The anomalous magnetic moment of the muon is particularly interesting because it is a sensitive probe for new physics at relatively high scales. It might be noted that one can also measure the electron magnetic moment, which has been done to higher precision than the muon magnetic moment. However, the electron is less sensitive to new physics because heavy virtual particles contributions scale according to the lepton mass squared. Therefore the muon anomalous moment is about 43,000 times more sensitive to these particles, which could include those from new physics, such as SUSY. This type of indirect probe of new physics is useful in general because it may cover energy scales or particular kinematic regions with problematic backgrounds that are difficult to reach with direct searches.

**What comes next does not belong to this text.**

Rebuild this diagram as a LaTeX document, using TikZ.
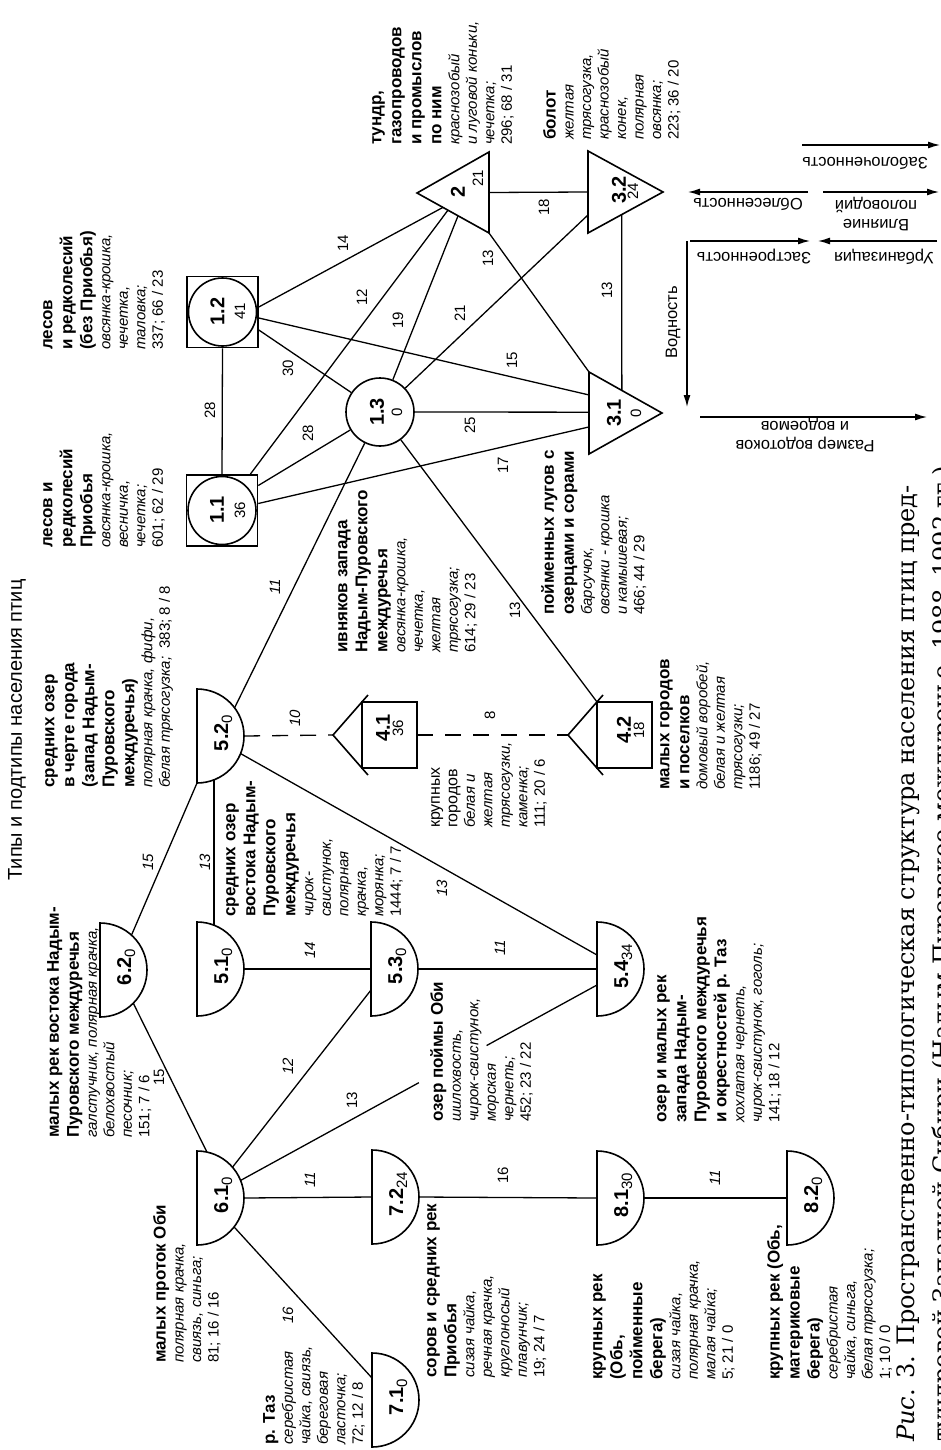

In addition to work to produce new results from experiment, theorists are working to improve the standard model values for the muon anomalous moment. The biggest challenge is the hadronic contribution, which dominates the uncertainty on the theory value. Even without these improvements, if the central muon g-2 value remains the same, the expected significance of a new result would be around 5 sigma, while with reduced uncertainties on the expected value from theory, the significance could be close to 9 sigma. This potential for a discovery-level deviation from theory indicating the presence of new physics, to confirm or deny the evidence level deviation from the previous result, is a strong motivator for doing this experiment and making the uncertainties as low as possible.
The Muon g-2 experiment performs the measurement of the anomalous magnetic moment using a beam of polarized muons contained in a storage ring. The muons' magnetic moment is related to their spin, which precesses as the muons travel through the ring's magnetic field. Decay electrons, which are preferentially emitted in the direction of the electron spin, are observed at detectors located on the inside of the ring. Therefore, the oscillating rate of electron detection measures the spin precession and magnetic moment. The muons themselves are produced when a beam of protons from the Fermilab accelerator complex hits a target and produces pions, which then decay to muons and neutrinos. Energy selected muons are then transported to the storage ring. It is important to precisely understand the properties of the muon beam and the storage ring's fields so any unexpected precession of the muons can be limited and/or accounted for.
There are various beam line instruments to measure the muon beam properties from pro- duction at the target, through the transport lines, around the delivery ring, and finally into the Muon g-2 storage ring. There are toroids, ion chambers, wall current monitors, SWICs, SEMs, and beam loss monitors to measure the muon beam profile, position, intensity, and losses. Finally, there is a threshold Cherenkov counter to measure the beam's species composition. The Cherenkov will be used during commissioning to verify the particle production rates immediately after the target, and the muon beam purity immediately prior to injection into the storage ring.